First, information technology is moving so swiftly that information stored in any format is quickly dated. That makes relying on it for long-term, in-depth scholarship problematic. In addition, online database companies and e-book sellers merge or go out of business frequently, so there's the possibility that Internet research sources that exist today may not tomorrow.
Second, the information available online has no overall quality control to assure the veracity of information. That makes most of it useless for scholarship - unless undergraduates are carefully trained by librarians to discern which Web-based material is solid.
That's a role librarians are carving out for themselves at places like Harvard University's cavernous Widener Memorial Library, the nation's largest academic library with more than 3.5 million volumes. In addition, despite prodigious electronic databases, its librarians won't stop archiving scholarly mounds of dissertations and books anytime soon, officials say. Stability of resources is critical.
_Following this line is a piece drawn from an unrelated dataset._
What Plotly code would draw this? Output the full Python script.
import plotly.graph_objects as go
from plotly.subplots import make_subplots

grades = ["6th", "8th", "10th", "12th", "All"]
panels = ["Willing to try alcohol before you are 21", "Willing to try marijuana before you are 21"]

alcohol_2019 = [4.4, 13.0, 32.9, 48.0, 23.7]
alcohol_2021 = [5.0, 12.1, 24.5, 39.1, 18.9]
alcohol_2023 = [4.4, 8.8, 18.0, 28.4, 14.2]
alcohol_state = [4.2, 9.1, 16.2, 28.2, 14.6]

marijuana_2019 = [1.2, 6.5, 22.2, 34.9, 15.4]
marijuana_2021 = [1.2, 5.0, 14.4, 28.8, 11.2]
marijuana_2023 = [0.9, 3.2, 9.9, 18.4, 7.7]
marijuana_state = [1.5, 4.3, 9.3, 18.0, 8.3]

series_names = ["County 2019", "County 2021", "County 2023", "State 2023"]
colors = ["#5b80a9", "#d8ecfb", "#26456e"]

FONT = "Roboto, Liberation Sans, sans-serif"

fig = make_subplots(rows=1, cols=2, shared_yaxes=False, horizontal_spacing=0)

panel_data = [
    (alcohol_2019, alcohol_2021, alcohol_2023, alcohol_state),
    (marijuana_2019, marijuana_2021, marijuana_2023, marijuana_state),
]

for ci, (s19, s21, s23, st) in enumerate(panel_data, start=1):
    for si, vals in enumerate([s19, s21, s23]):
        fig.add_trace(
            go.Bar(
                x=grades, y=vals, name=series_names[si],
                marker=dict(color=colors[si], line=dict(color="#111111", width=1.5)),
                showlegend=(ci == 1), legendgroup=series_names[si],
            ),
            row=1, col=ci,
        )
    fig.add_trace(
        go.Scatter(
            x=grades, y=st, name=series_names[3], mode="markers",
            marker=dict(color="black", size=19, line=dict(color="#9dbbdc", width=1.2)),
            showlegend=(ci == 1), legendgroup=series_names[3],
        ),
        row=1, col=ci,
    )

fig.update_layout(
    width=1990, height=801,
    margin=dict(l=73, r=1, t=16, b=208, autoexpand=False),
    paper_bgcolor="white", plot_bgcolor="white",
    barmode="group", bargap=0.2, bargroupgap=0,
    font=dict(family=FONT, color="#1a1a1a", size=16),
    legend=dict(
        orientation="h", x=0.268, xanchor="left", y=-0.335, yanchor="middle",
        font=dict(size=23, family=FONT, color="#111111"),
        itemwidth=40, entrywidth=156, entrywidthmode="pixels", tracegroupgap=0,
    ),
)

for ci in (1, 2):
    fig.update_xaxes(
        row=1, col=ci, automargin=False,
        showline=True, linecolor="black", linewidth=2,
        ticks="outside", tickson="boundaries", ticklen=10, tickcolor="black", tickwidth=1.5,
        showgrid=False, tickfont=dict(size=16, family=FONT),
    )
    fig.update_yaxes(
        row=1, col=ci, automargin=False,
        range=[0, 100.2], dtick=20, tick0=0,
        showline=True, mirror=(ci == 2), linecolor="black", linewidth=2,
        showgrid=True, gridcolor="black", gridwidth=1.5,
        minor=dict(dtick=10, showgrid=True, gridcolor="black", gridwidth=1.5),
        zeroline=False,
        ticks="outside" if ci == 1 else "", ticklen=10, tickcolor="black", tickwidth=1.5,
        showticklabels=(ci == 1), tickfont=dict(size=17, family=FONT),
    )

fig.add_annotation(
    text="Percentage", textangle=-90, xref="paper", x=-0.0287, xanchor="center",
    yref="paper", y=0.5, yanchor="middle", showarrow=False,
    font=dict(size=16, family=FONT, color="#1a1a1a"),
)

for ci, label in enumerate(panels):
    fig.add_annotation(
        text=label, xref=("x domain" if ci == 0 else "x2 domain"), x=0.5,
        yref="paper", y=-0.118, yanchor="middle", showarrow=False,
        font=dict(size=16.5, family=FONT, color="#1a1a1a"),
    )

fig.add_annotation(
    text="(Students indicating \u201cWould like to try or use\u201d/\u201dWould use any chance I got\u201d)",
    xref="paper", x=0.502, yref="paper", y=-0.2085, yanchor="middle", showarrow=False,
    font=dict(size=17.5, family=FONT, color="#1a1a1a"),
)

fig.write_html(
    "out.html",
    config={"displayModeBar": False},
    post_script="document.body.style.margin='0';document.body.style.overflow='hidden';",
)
"If we put a book on the shelf, 20 years later it's still there," says Sidney Verba, director of the university library. "Web addresses disappear and digital files have to be maintained because technology changes. Most of the information that's useful for scholarship is on paper."
Unlike the Internet, libraries not only maintain quality control, but they are organized - a feature quickly apparent to students frustrated with the flotsam returned by search engines on the Web.
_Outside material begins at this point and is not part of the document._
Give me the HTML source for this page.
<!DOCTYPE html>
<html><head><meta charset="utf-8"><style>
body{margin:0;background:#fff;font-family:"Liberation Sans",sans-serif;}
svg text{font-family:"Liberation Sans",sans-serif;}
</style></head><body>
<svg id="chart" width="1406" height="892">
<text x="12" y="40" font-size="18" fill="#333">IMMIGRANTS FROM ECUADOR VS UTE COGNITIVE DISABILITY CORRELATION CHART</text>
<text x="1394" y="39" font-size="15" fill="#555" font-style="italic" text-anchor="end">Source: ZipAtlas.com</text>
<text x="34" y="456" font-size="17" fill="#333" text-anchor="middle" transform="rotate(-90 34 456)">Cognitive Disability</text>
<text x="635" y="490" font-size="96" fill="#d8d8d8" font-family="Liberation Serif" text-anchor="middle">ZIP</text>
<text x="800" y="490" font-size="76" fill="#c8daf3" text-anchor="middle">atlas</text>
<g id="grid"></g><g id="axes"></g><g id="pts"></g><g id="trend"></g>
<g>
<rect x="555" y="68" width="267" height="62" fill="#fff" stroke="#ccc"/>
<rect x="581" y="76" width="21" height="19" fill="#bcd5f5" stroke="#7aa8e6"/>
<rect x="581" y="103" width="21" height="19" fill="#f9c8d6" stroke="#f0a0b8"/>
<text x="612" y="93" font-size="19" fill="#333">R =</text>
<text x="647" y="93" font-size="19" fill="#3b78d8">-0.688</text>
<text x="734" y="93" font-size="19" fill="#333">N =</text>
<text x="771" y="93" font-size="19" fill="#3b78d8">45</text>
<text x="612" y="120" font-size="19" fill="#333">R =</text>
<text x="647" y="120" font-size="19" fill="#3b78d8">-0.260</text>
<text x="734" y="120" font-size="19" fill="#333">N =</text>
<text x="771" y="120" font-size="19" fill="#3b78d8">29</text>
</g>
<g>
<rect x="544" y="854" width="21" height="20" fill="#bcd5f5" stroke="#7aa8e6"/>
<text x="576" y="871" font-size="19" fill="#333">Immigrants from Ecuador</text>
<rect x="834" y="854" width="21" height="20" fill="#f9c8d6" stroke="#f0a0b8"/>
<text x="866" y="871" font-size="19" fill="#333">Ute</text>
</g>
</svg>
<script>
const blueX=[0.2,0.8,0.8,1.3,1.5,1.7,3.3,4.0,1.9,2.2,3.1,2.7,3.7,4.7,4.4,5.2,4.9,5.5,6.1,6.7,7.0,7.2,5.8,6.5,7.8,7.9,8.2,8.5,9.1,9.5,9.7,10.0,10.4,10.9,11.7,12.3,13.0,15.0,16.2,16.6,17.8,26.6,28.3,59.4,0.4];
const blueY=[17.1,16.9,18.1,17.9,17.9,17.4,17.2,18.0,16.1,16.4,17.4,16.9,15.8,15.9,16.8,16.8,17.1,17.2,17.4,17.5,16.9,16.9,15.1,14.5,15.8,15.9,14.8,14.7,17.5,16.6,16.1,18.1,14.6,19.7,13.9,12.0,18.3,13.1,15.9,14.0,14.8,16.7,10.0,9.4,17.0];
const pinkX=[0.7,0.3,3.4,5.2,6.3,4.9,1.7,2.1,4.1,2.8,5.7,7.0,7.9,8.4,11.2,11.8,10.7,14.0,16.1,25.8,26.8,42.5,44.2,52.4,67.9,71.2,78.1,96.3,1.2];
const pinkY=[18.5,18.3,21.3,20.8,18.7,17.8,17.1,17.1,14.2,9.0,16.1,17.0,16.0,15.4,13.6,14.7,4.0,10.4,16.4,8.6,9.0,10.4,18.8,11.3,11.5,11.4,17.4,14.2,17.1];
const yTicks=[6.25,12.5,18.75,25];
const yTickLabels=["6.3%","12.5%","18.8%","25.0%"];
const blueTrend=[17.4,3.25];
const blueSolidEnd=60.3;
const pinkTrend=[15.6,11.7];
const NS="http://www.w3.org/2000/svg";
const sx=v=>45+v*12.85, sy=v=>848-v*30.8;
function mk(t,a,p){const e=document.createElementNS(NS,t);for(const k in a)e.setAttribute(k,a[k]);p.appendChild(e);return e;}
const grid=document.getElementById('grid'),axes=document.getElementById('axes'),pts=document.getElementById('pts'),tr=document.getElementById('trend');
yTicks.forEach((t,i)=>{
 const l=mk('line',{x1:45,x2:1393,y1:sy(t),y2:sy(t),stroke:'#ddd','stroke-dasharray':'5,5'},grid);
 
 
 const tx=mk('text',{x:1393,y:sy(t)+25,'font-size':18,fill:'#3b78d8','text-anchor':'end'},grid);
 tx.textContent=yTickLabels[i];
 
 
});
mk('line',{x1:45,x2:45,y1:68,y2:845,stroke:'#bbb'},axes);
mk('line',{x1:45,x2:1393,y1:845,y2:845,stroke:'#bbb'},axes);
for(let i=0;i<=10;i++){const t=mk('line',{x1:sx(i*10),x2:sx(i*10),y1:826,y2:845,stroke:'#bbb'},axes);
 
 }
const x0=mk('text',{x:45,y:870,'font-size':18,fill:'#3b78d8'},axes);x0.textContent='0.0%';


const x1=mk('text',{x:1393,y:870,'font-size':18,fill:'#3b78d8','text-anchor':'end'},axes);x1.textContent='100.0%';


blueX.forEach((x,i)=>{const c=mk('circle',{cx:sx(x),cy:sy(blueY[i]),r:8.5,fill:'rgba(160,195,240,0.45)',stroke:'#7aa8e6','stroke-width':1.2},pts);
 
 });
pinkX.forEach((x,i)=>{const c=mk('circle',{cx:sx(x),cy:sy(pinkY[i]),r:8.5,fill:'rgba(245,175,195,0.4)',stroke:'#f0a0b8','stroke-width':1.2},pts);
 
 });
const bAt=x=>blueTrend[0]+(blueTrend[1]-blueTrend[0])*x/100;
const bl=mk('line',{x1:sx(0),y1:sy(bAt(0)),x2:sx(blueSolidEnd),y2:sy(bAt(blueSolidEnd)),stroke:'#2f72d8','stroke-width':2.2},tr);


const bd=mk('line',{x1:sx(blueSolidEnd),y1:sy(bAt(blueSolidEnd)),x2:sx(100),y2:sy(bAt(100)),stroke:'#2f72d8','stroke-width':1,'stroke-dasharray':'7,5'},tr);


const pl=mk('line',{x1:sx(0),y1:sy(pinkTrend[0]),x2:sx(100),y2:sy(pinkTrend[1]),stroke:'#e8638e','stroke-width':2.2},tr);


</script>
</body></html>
Academic libraries will neither be dinosaurs nor the keepers of moldering piles of paper, Dr. Verba predicts. But they will have to wed traditional research functions to an assortment of online tools, he says.
Impressive as Harvard's library is, the cutting edge in creature comforts seems unlikely to ever be found there. Despite a $50 million renovation program, don't try to bring food or drinks in anytime soon.
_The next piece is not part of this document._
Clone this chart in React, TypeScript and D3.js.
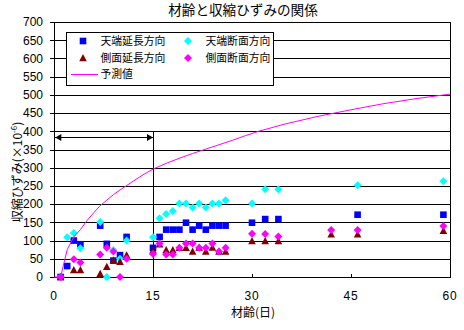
import React from "react";
import * as d3 from "d3";

// ---- data ----
const xTickValues = [0, 15, 30, 45, 60];
const yTickValues = [0, 50, 100, 150, 200, 250, 300, 350, 400, 450, 500, 550, 600, 650, 700];

const seriesNames = ["天端延長方向", "天端断面方向", "側面延長方向", "側面断面方向", "予測値"];
const seriesColors = ["#0000FF", "#00FFFF", "#800000", "#FF00FF", "#FF00FF"];

// 天端延長方向 [day, strain]
const topLongitudinal: [number, number][] = [
  [1, 0], [2, 30], [3, 100], [4, 90], [7, 141], [8, 91], [9, 45], [10, 60], [11, 110],
  [15, 80], [16, 110], [17, 130], [18, 130], [19, 130], [20, 149], [21, 130], [22, 141],
  [23, 130], [24, 141], [25, 141], [26, 141], [30, 149], [32, 159], [34, 159], [46, 171], [59, 171],
];
// 天端断面方向
const topSection: [number, number][] = [
  [1, 0], [2, 109], [3, 121], [4, 79], [7, 151], [8, 0], [9, 74], [10, 50], [11, 100],
  [15, 109], [16, 161], [17, 173], [18, 181], [19, 202], [20, 202], [21, 191], [22, 202],
  [23, 191], [24, 202], [25, 202], [26, 211], [30, 202], [32, 241], [34, 241], [46, 252], [59, 263],
];
// 側面延長方向
const sideLongitudinal: [number, number][] = [
  [1, 0], [3, 19], [4, 19], [7, 9], [8, 28], [9, 46], [10, 42], [11, 60],
  [15, 73], [16, 90], [17, 74], [18, 74], [19, 80], [20, 80], [21, 70], [22, 81],
  [23, 70], [24, 81], [25, 70], [26, 70], [30, 99], [32, 99], [34, 99], [42, 117], [46, 117], [59, 127],
];
// 側面断面方向
const sideSection: [number, number][] = [
  [1, 0], [3, 49], [4, 40], [7, 62], [8, 80], [9, 70], [10, 0], [11, 50],
  [15, 63], [16, 92], [17, 62], [18, 62], [19, 80], [20, 92], [21, 92], [22, 80],
  [23, 80], [24, 92], [25, 70], [26, 80], [30, 119], [32, 118], [34, 111], [42, 129], [46, 129], [59, 140],
];
// 予測値
const predDays = [0, 1, 2, 3, 4, 5, 6, 7, 8, 9, 10, 11, 12, 13, 14, 15, 17, 19, 21, 23, 25, 27, 29, 31, 35, 40, 45, 50, 55, 60];
const predValues = [0, 0, 75, 110, 130, 155, 176, 196, 211, 226, 239, 251, 263, 275, 286, 296, 312, 326, 339, 351, 363, 375, 388, 400, 420, 441, 459, 476, 490, 502];

// annotation (period 0-15 days)
const markDay = 15;
const markTop = 400;
const arrowValue = 384;
const arrowStartDay = 0.2;

const W = 464;
const H = 330;
const M = { left: 54, right: 450, top: 22, bottom: 277 };

const x = d3.scaleLinear().domain([0, 60]).range([M.left, M.right]);
const y = d3.scaleLinear().domain([0, 700]).range([M.bottom, M.top]);

const JP = "'MS PGothic', 'Noto Sans CJK JP', sans-serif";
const NUM = "'Liberation Sans', Arial, sans-serif";

function Marker({ kind, cx, cy, color }: { kind: number; cx: number; cy: number; color: string }) {
  if (kind === 0) {
    const s = 3.3;
    return <rect x={cx - s} y={cy - s} width={2 * s} height={2 * s} fill={color} />;
  }
  if (kind === 2) {
    const p = d3.path();
    p.moveTo(cx, cy - 4);
    p.lineTo(cx + 3.8, cy + 3.2);
    p.lineTo(cx - 3.8, cy + 3.2);
    p.closePath();
    return <path d={p.toString()} fill={color} />;
  }
  const r = 4;
  const p = d3.path();
  p.moveTo(cx, cy - r);
  p.lineTo(cx + r, cy);
  p.lineTo(cx, cy + r);
  p.lineTo(cx - r, cy);
  p.closePath();
  return <path d={p.toString()} fill={color} />;
}

export default function App() {
  const scatter = [topLongitudinal, topSection, sideLongitudinal, sideSection];
  const line = d3
    .line<number>()
    .x((_, i) => x(predDays[i]))
    .y((d) => y(d));
  const legendX = [83, 188];
  const legendY = [41, 58, 74];

  const ax = x(arrowStartDay);
  const bx = x(markDay);
  const ay = y(arrowValue);

  return (
    <svg
      width={W}
      height={H}
      style={{ position: "absolute", left: 0, top: 0, background: "#fff" }}
      shapeRendering="crispEdges"
    >
      <rect x={0} y={0} width={W} height={H} fill="#fff" />
      {/* title */}
      <text x={243} y={15} textAnchor="middle" fontFamily={JP} fontSize={13.6} fill="#000">
        材齢と収縮ひずみの関係
      </text>
      {/* gridlines */}
      {yTickValues.map((v) => (
        <line key={"g" + v} x1={M.left} x2={M.right} y1={Math.round(y(v)) + 0.5} y2={Math.round(y(v)) + 0.5} stroke="#000" strokeWidth={1} />
      ))}
      {/* plot border */}
      <rect x={M.left + 0.5} y={Math.round(M.top) + 0.5} width={M.right - M.left} height={Math.round(M.bottom) - Math.round(M.top)} fill="none" stroke="#000" />
      {/* y ticks + labels */}
      {yTickValues.map((v) => (
        <g key={"yt" + v}>
          <line x1={M.left - 4} x2={M.left} y1={Math.round(y(v)) + 0.5} y2={Math.round(y(v)) + 0.5} stroke="#000" />
          <text x={43} y={y(v) + 4.3} textAnchor="end" fontFamily={NUM} fontSize={12} fill="#000">
            {v}
          </text>
        </g>
      ))}
      {/* x ticks + labels */}
      {xTickValues.map((v) => (
        <g key={"xt" + v}>
          <line x1={Math.round(x(v)) + 0.5} x2={Math.round(x(v)) + 0.5} y1={M.bottom - 3} y2={M.bottom} stroke="#000" />
          <text x={x(v)} y={300} textAnchor="middle" fontFamily={NUM} fontSize={12} letterSpacing={0.8} fill="#000">
            {v}
          </text>
        </g>
      ))}
      {/* axis titles */}
      <text x={253} y={317} textAnchor="middle" fontFamily={JP} fontSize={12} fill="#000">
        材齢(日)
      </text>
      <text
        transform={`translate(22, ${172}) rotate(-90)`}
        textAnchor="middle"
        fontFamily={JP}
        fontSize={12}
        fill="#000"
      >
        収縮ひずみ(×10
        <tspan fontSize={8} dy={-5}>-6</tspan>
        <tspan dy={5}>)</tspan>
      </text>
      {/* annotation */}
      <line x1={Math.round(bx) + 0.5} x2={Math.round(bx) + 0.5} y1={y(markTop)} y2={M.bottom} stroke="#000" />
      <line x1={ax} x2={bx} y1={Math.round(ay) + 0.5} y2={Math.round(ay) + 0.5} stroke="#000" />
      <path d={`M${ax},${ay + 0.5} l6,-3.5 l0,7 z`} fill="#000" shapeRendering="auto" />
      <path d={`M${bx},${ay + 0.5} l-6,-3.5 l0,7 z`} fill="#000" shapeRendering="auto" />
      {/* scatter */}
      <g shapeRendering="auto">
        {scatter.map((ser, si) =>
          ser.map(([d, v], i) => (
            <Marker key={si + "-" + i} kind={si} cx={x(d)} cy={y(v)} color={seriesColors[si]} />
          ))
        )}
      </g>
      {/* predicted line */}
      <path d={line(predValues) || ""} fill="none" stroke={seriesColors[4]} strokeWidth={1} shapeRendering="auto" />
      {/* legend */}
      <rect x={66.5} y={32.5} width={207} height={53} fill="#fff" stroke="#000" />
      {[0, 1, 2, 3].map((si) => {
        const col = si % 2;
        const row = Math.floor(si / 2);
        return (
          <g key={"lg" + si}>
            <g shapeRendering="auto">
              <Marker kind={si} cx={legendX[col]} cy={legendY[row]} color={seriesColors[si]} />
            </g>
            <text x={legendX[col] + 17.5} y={legendY[row] + 4} fontFamily={JP} fontSize={10.8} letterSpacing={0} fill="#000">
              {seriesNames[si]}
            </text>
          </g>
        );
      })}
      <line x1={71} x2={98} y1={legendY[2] + 0.5} y2={legendY[2] + 0.5} stroke={seriesColors[4]} />
      <text x={legendX[0] + 17.5} y={legendY[2] + 4} fontFamily={JP} fontSize={10.8} fill="#000">
        {seriesNames[4]}
      </text>
    </svg>
  );
}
But as Verba and others point out, providing ever-faster access to materials with scholarly value can give libraries a competitive edge.
"If the Web is really the competition, then one way for libraries to win is to take content not on the Web and make it accessible to their constituents," says Steve Coffman, product-development manager for Library Systems & Services Inc., a company that supplies online information services to academic and public libraries. But libraries need to be able to serve people more quickly, he says.
One place that's adapted to a faster pace is the D.H. Hill Library at North Carolina State University, which in 1998 became what is apparently the nation's only 24-hour-a-day university library.
In many ways the NCSU library is typical - an aging, monolith with few places for students to congregate comfortably. Like others, its foot traffic slipped in the 1990s along with its circulation.
Last year, however, foot traffic turned a corner. Carolyn Argentati, associate director for public services at the library, credits the 24-hour service and other initiatives. The library also began instructional workshops that draw students who want to use software and databases.
"The joy in 24-hour access ... is that students can go there to study anytime they want," says Matt Flanery, an NCSU senior majoring in chemical engineering. "I may be motivated to go to the library as late as 2 a.m. and sometimes as early as 5 a.m."
Another critical factor he cites is the library as a place of refuge.
"Being able to get away from noisy dorms and distracting television and food and roommates is a great boon," he says. "Especially when hard-core cramming is necessary."
Mary Reichel, president of the Association of College and Research Libraries in Chicago, says most librarians recognize the challenge and are striving to reconnect with Internet-age students and faculty. Certainly she's no Luddite. She embraces online access as "a dream come true" and remains open to changing old customs. But like any good librarian, she says there must be rules, too.
"Look, I love the idea of having food and coffee bars in the library," she says. "We just don't want pizza slices used as bookmarks."